SEC. 4. TELECOMMUNICATIONS EQUIPMENT AND FACILITIES.

    Any common carrier within the meaning of section 3 of the Communications Act of 1934 (47 U.S.C. 153) is authorized to install, maintain, and repair telecommunications equipment and facilities in Cuba, and otherwise provide telecommunications services between the United States and Cuba.
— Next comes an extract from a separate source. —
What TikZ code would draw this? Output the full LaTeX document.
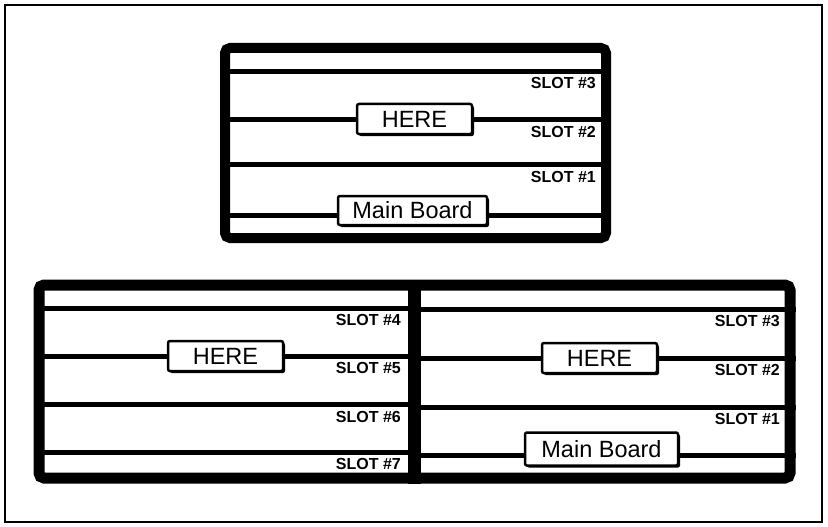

The authority of this section includes the authority to upgrade facilities and equipment.

SEC. 5. TRAVEL.

    (a) IN GENERAL- Travel to and from Cuba by individuals who are citizens or residents of the United States, and any transactions ordinarily incident to such travel, may not be regulated or prohibited if such travel would be lawful in the United States.

    (b) TRANSACTIONS INCIDENT TO TRAVEL- Any transactions ordinarily incident to travel which may not be regulated or prohibited under subsection (a) include, but are not limited to--

      (1) transactions ordinarily incident to travel or maintenance in Cuba; and

      (2) normal banking transactions involving foreign currency drafts, traveler’s checks, or other negotiable instruments incident to such travel.

SEC. 6. DIRECT MAIL DELIVERY TO CUBA.

    The United States Postal Service shall take such actions as are necessary to provide direct mail service to and from Cuba, including, in the absence of common carrier service between the 2 countries, the use of charter providers.

SEC. 7. NEGOTIATIONS WITH CUBA.

    (a) NEGOTIATIONS- The President should take all necessary steps to conduct negotiations with the Government of Cuba--

      (1) for the purpose of settling claims of nationals of the United States against the Government of Cuba for the taking of property by such government; and

      (2) for the purpose of securing the protection of internationally recognized human rights.

    (b) DEFINITIONS- As used in this section, the terms ‘national of the United States’ and ‘property’ have the meanings given those terms in section 502 of the International Claims Settlement Act of 1949 (22 U.S.C. 1643a).

SEC. 8. EFFECTIVE DATE.

    This Act shall take effect 60 days after the date of the enactment of this Act.